Perhaps, for some that are unwilling to adapt. However, these technologies are not replacements, they are tools that still need to be wielded by a master craftsmen. The skillset asked of the human may change somewhat, but the best at utilising these tools at their disposal will be able to reach into even higher echelons of possibility. It was no different with the introduction of computers or the internet.

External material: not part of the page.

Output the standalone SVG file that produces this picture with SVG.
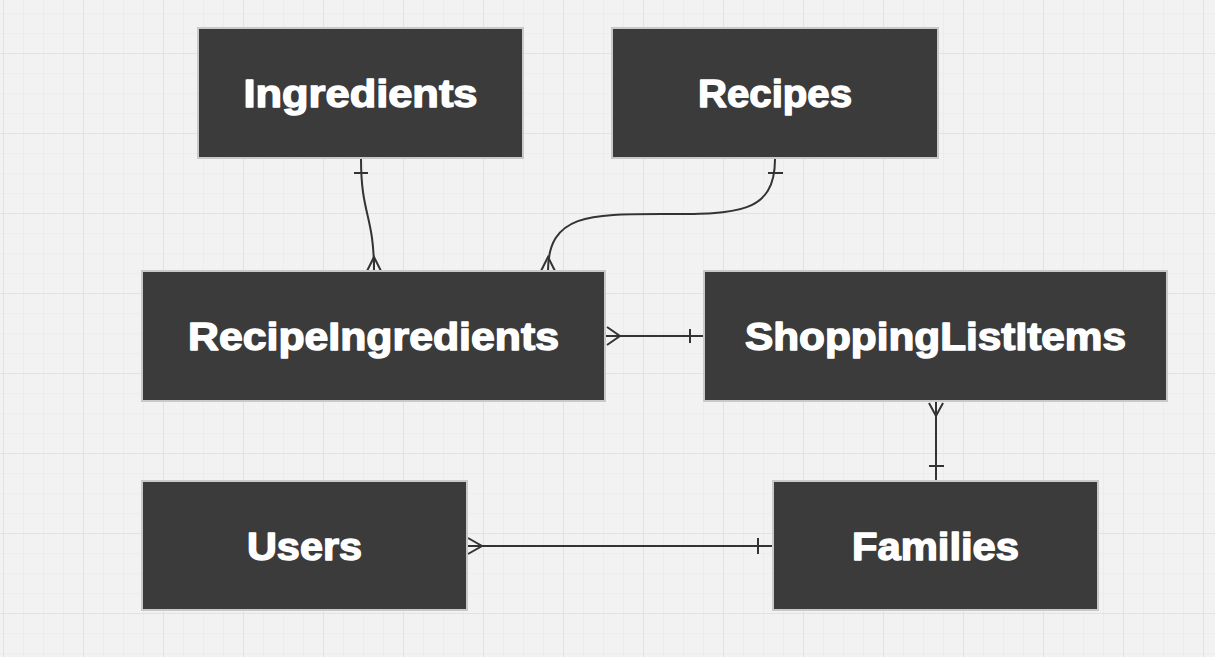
<svg xmlns="http://www.w3.org/2000/svg" width="1215" height="657" viewBox="0 0 1215 657">
<defs>
<pattern id="minor" x="3" y="13" width="20" height="20" patternUnits="userSpaceOnUse">
<path d="M0 0 H20 M0 0 V20" fill="none" stroke="#e8e8e8" stroke-width="1.2"/>
</pattern>
<pattern id="major" x="3" y="53" width="80" height="80" patternUnits="userSpaceOnUse">
<path d="M0 0 H80 M0 0 V80" fill="none" stroke="#dedede" stroke-width="1.4"/>
</pattern>
<style>
.box{fill:#3b3b3b;stroke:#c9c9c9;stroke-width:2}
.lbl{fill:#ffffff;stroke:#ffffff;stroke-width:1.4;stroke-linejoin:round;font-family:"Liberation Sans",Arial,sans-serif;font-weight:bold;font-size:38px;text-anchor:middle}
.edge{fill:none;stroke:#333333;stroke-width:2}
</style>
</defs>
<rect width="1215" height="657" fill="#f2f2f2"/>
<rect width="1215" height="657" fill="url(#minor)"/>
<rect width="1215" height="657" fill="url(#major)"/>

<g id="connectors">
<path class="edge" d="M361 159 C361 215 374 215 374 271"/>
<path class="edge" d="M354 173 H368"/>
<path class="edge" d="M367 271 L374 257 L381 271 M374 257 V271"/>

<path class="edge" d="M775 159 C775 215 735 214 661 214 C590 214 548 214 548 271"/>
<path class="edge" d="M768 173 H783"/>
<path class="edge" d="M541 271 L548 257 L555 271"/>

<path class="edge" d="M606 336 H704"/>
<path class="edge" d="M607 327 L620 336 L607 345"/>
<path class="edge" d="M690 329 V343"/>

<path class="edge" d="M936 402 V481"/>
<path class="edge" d="M929 403 L936 416 L943 403"/>
<path class="edge" d="M929 466 H944"/>

<path class="edge" d="M468 546 H773"/>
<path class="edge" d="M468 538 L482 546 L468 554"/>
<path class="edge" d="M758 538 V554"/>
</g>

<g id="ingredients">
<rect class="box" x="198" y="28" width="325" height="130"/>
<text class="lbl" x="360.5" y="107" textLength="234" lengthAdjust="spacingAndGlyphs">Ingredients</text>
</g>
<g id="recipes">
<rect class="box" x="612" y="28" width="326" height="130"/>
<text class="lbl" x="775" y="107" textLength="154" lengthAdjust="spacingAndGlyphs">Recipes</text>
</g>
<g id="recipeingredients">
<rect class="box" x="142" y="271" width="463" height="130"/>
<text class="lbl" x="373.5" y="350" textLength="371" lengthAdjust="spacingAndGlyphs">RecipeIngredients</text>
</g>
<g id="shoppinglistitems">
<rect class="box" x="704" y="271" width="463" height="130"/>
<text class="lbl" x="935.5" y="350" textLength="381" lengthAdjust="spacingAndGlyphs">ShoppingListItems</text>
</g>
<g id="users">
<rect class="box" x="142" y="481" width="325" height="129"/>
<text class="lbl" x="304.5" y="560" textLength="115" lengthAdjust="spacingAndGlyphs">Users</text>
</g>
<g id="families">
<rect class="box" x="773" y="481" width="325" height="129"/>
<text class="lbl" x="935.5" y="560" textLength="167" lengthAdjust="spacingAndGlyphs">Families</text>
</g>
</svg>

This is already true for many AI tools that have been implemented across industry. And sport is no exception. Here’s a few examples;
Fan Experience
Many sports teams are now using AI to improve fan experiences. For example, teams may use systems to track the movements of fans in the stadium. This information is then used to improve the layout and traffic flow. This has not replaced the need for stewards or safety personnel at the stadium, but it has assisted them with information to make better informed decisions.
Coaching & Tactics
AI has also allowed tracking devices to do much more than simply measure distance and speed. Within the NBA, AI is able to process data collected from these tracking devices understand when specific plays are underway and can examine which actions worked and which didn’t. This informs coaches and enables them to eliminate bad plays and to get the most out of their top players.
Human Performance
With Zone7, I have even been fortunate enough to see first-hand how their platform is able to process performance data and provide actionable insight for sports science staff. Again, the AI acts as a tool to better inform the human decision-making process, rather than making it for them. To explain in layman terms (and also in the only way I know how), the AI is able to process performance data from different devices (GPS, wearables, force plates, etc.), compare it with an enormous data lake of millions of hours of playing and training data, and then flag patterns within that data which suggest a higher risk of injury and recommended courses of action to reduce that risk.
The same is true for many other disciplines, too. As Ed Smith, the former England cricket selector has summed up in the title of his recent book, ‘Making Decisions; putting the human back in the machine’. And, as he wrote in the Financial Times, the computer, or algorithm, or AI, is simply an additional form of intelligence on which to call upon.
“Selection and decision-making are often framed in terms of ‘art versus science’, with the assumption that, in our digital age, ‘science’ is increasingly marginalising the human factor. But making decisions — and this applies in any area, not just sport — demands weighing and reconciling different kinds of information, and drawing on differing types of intelligence.”
“No system, in other words, is so good that it can survive without good judgment. You can’t box off a perfect process. Understanding the data can embolden better risk-taking, but it can’t absolve decision-makers from responsibility.”
Until the destination is no longer our decision, we, the human, will remain in the driving seat (at least metaphorically).